Image retrieved from CPC Press
As mentioned in the last post there is not much difference between a physical crime scene and a digital one. The main difference is the type of evidence that is collected. There are several types of investigations that are specific to computer crimes. These investigations are single-scene, multiple-scene, and network investigations. Each of the three rely on specific skills from the people who are involved. Single-scene investigations are tailored towards skills that are found from law enforcement investigators, whereas multiple-scene investigations require coordination and networking skills. According to Taylor et al. (2015), “networking skills may be provided by a subject matter expert (e.g., a computer consultant)” (p. 273). The last of the three, network investigations require the skills of both multiple-scene personnel and outside experts. Like with any crime scene, everyone who responds has a specific role to abide by. Those who are often involved with crime scenes include, first responders, investigators, forensic analysts, private police, and subject matter experts. These actors coordinate with each other to collect and analyze evidence in order to prepare it for trial if necessary.

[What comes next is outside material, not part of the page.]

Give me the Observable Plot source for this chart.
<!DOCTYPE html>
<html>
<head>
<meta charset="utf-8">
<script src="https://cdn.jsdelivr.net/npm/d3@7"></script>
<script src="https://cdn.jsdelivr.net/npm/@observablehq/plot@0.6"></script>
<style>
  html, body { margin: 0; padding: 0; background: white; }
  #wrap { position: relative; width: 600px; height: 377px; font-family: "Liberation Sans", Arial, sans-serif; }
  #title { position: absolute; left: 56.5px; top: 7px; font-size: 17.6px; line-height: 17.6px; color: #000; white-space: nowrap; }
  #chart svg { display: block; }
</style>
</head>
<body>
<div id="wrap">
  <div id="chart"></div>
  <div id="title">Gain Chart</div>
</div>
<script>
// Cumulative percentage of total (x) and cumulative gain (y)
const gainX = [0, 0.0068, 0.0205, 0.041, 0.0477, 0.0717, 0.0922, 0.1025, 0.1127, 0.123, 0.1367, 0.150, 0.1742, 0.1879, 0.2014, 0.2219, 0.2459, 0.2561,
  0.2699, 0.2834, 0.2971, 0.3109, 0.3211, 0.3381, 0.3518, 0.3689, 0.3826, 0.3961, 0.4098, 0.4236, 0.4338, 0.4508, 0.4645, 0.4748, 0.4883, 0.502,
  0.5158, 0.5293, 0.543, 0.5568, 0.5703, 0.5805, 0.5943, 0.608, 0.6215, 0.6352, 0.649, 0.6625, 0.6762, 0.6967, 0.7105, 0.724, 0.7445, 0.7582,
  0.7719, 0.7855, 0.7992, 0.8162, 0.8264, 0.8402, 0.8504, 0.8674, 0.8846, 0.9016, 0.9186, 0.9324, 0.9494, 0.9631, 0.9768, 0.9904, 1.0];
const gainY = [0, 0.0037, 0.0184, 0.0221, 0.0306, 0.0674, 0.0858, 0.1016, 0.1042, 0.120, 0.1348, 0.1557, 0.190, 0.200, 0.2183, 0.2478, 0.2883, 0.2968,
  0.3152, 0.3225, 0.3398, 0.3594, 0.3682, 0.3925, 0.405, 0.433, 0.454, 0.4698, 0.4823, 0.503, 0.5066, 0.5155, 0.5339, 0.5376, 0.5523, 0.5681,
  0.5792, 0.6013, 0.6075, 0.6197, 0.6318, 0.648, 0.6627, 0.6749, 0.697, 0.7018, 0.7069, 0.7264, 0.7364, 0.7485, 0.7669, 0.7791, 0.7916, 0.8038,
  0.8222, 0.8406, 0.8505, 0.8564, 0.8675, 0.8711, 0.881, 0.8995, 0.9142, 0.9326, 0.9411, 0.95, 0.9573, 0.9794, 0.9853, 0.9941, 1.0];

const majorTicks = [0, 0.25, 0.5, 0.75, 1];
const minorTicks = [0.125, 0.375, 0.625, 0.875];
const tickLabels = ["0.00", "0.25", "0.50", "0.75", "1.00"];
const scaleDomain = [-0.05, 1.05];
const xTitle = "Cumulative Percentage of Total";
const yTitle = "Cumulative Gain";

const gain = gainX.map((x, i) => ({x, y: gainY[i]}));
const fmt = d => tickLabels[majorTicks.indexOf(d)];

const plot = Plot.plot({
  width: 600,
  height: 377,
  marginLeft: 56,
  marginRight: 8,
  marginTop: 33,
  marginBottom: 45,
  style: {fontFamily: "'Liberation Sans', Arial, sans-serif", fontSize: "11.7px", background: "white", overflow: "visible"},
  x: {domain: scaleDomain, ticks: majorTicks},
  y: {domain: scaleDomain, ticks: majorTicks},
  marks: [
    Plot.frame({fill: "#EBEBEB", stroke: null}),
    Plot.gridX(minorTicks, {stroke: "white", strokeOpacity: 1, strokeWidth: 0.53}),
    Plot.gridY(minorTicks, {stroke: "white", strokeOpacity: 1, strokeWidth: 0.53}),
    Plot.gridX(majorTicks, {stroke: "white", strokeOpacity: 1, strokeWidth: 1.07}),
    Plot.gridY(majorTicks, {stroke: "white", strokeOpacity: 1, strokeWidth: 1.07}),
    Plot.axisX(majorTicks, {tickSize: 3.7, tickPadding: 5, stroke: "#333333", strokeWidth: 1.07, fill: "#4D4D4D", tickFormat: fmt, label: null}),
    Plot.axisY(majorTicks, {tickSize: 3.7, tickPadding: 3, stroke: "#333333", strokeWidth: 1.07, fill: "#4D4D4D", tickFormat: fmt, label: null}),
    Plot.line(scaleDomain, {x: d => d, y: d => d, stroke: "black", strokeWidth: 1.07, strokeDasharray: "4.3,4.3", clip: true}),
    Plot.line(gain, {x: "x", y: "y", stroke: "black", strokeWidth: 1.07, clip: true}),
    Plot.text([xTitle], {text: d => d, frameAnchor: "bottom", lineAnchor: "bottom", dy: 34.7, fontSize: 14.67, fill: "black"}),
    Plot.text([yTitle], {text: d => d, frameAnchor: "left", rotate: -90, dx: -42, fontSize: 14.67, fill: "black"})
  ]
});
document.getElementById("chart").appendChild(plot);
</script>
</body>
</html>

Single-scene investigations are a little less complicated than multiple-scene and network investigations, but it is important to understand what counts as digital evidence and what must be done to collect evidence legally. Like all investigations, law enforcement officials must have proof of probable cause and complete an affidavit to be granted a search warrant. The affidavit must “specify that a crime has been committed, evidence of the crime exists, and the evidence presently exists in the place to be searched” (Taylor et al., p. 277, 2015). Digital evidence often consists of computer systems, external storage media, handheld devices, and networking equipment. Once law enforcement has access to the scene, they begin to look for the evidence that fits the crime committed. Documenting any visible evidence is the first step they do prior to collecting anything. Once the scene has been properly documented, law enforcement can begin collecting and preserving the evidence that is present at the scene. Some evidence have specific rules to follow when collecting it. For example, evidence such as computers, it is extremely important to either leave it on if the computer is on or collect it and submit it for further analysis. Like at a physical crime scene, analysts fill out a form called the computer evidence worksheet. This sheet contains crucial information that pertains to case number and all computer information that is available.
Unlike single-scene investigations, multiple-scene and network investigations are a lot more complicated by a number of factors. These networked environments may “contain evidence on multiple machines using multiple operating systems, in multiple physical and/or network locations, and in multiple jurisdictions” (Taylor et al., p. 285, 2015). Having to maneuver multiple networks can become quite complicated for the analysts. Collecting evidence can be challenging due to the fact that there can be minimal intrusion into the network by law enforcement officials. Collecting digital evidence is becoming more challenging because while technology continues to advance, law enforcement is struggling to keep up with it. In order for law enforcement to fight computer crimes, there needs to be more training by experts who specialize in digital crime scenes.
Taylor, R., Fritsch, E., & Liederbach, J. (2015). Investigation of computer-related crime. In Digital crime and digital terrorism (Third e., pp. 297-320). Upper Saddle River, New Jersey: Pearson.